Will stronger global growth be sustained?

6th June 2015 by Simon Ward

Global monetary trends have been suggesting faster economic growth in the second half of 2015 – see previous post. May business surveys are consistent with this scenario: a weighted average of G7 manufacturing purchasing managers’ new orders indices rose significantly, with improvements in six of the seven countries (Germany being the exception) – see first chart.

The coming growth pick-up is at least partially discounted in markets, judging from recent divergent performance of global equities and government bonds, and relative strength of cyclical stocks. The key issues now are how long the upswing will last and whether it will give way to another slowdown in 2016.

Six-month growth of global real narrow money reached a peak in February – second chart. The lead time from real money to output has averaged eight months at the last three growth turning points, suggesting that economic momentum will top out around October.

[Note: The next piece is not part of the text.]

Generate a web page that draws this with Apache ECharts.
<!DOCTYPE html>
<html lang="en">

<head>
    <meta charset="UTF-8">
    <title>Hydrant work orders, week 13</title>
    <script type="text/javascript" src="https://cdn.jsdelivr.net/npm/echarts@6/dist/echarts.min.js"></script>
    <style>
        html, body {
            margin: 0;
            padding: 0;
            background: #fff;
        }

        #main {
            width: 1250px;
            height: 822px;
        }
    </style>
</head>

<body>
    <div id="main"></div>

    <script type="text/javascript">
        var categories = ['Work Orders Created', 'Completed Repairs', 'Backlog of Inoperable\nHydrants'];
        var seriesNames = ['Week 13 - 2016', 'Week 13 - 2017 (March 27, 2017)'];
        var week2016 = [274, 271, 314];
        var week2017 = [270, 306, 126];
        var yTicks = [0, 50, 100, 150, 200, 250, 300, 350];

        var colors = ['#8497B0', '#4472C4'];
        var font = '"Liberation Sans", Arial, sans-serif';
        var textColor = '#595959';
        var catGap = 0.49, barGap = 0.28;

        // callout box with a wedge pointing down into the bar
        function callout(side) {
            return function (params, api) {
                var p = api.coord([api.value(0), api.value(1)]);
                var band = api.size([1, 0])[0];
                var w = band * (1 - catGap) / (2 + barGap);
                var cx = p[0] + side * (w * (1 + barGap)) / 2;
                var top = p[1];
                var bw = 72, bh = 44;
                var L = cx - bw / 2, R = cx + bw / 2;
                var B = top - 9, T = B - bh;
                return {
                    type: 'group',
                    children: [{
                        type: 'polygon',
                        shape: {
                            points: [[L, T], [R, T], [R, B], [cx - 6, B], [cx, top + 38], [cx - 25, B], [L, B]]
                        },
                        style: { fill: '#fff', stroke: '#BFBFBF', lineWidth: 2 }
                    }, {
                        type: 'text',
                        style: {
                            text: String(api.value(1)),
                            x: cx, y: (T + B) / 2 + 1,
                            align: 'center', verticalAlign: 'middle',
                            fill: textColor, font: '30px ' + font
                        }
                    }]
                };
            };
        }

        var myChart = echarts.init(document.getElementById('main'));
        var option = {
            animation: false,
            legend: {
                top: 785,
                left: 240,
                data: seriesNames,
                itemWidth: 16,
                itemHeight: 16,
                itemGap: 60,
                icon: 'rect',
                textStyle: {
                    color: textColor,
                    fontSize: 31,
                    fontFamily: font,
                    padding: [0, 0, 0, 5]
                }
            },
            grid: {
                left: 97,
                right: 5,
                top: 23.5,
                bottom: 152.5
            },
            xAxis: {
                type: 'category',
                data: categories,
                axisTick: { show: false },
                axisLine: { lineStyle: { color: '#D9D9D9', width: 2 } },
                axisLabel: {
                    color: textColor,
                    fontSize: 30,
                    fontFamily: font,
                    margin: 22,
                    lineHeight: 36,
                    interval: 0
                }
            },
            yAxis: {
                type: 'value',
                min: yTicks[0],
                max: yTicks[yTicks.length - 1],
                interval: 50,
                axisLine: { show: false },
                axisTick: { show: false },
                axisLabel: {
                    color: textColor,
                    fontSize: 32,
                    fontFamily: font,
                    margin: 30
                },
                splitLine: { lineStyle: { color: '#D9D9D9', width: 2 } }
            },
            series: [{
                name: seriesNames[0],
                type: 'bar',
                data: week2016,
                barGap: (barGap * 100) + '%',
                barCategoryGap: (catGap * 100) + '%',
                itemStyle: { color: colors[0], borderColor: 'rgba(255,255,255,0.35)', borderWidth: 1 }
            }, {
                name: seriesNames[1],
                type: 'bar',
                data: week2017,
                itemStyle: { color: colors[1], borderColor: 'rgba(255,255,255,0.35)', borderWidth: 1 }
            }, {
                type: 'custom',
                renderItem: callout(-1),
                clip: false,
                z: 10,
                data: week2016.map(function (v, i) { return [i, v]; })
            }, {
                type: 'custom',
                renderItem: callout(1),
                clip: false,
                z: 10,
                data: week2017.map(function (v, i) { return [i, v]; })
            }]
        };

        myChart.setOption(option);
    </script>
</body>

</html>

Real money growth remained solid in April, consistent with little economic slowdown in late 2015. It is likely, however, to fall further as inflation continues to recover, assuming that commodity prices are stable at current levels – third chart.

A plausible scenario, therefore, is that strong second-half growth will give way to a loss of economic momentum in early 2016, following a real money slowdown this summer. The coming upswing, in other words, will prove to be another false down.

How could this be too pessimistic? One possibility is that nominal money growth will strengthen, offsetting the inflation drag on real money expansion. The most likely source of a rise in global money growth is China, where trends are showing signs of improvement and recent policy easing has yet to feed through – see previous post.

An alternative growth-bullish possibility is that money velocity will pick up, or at least fall at a slower rate. A rise in velocity has the same economic impact as an increase in real money. A measure of the velocity of G7 narrow money is far below its declining long-term trend, suggesting the potential for a rebound – fourth chart.

What could trigger such a turnaround? The surprising answer is a rise in US interest rates. Velocity has increased when the Fed has tightened historically – fifth chart. Correlation is not causation, but this suggests that Fed tightening initially results in a stronger economy as the velocity effect outweighs the (lagged) impact of higher rates. An early Fed move, perversely, may warrant greater near-term economic optimism.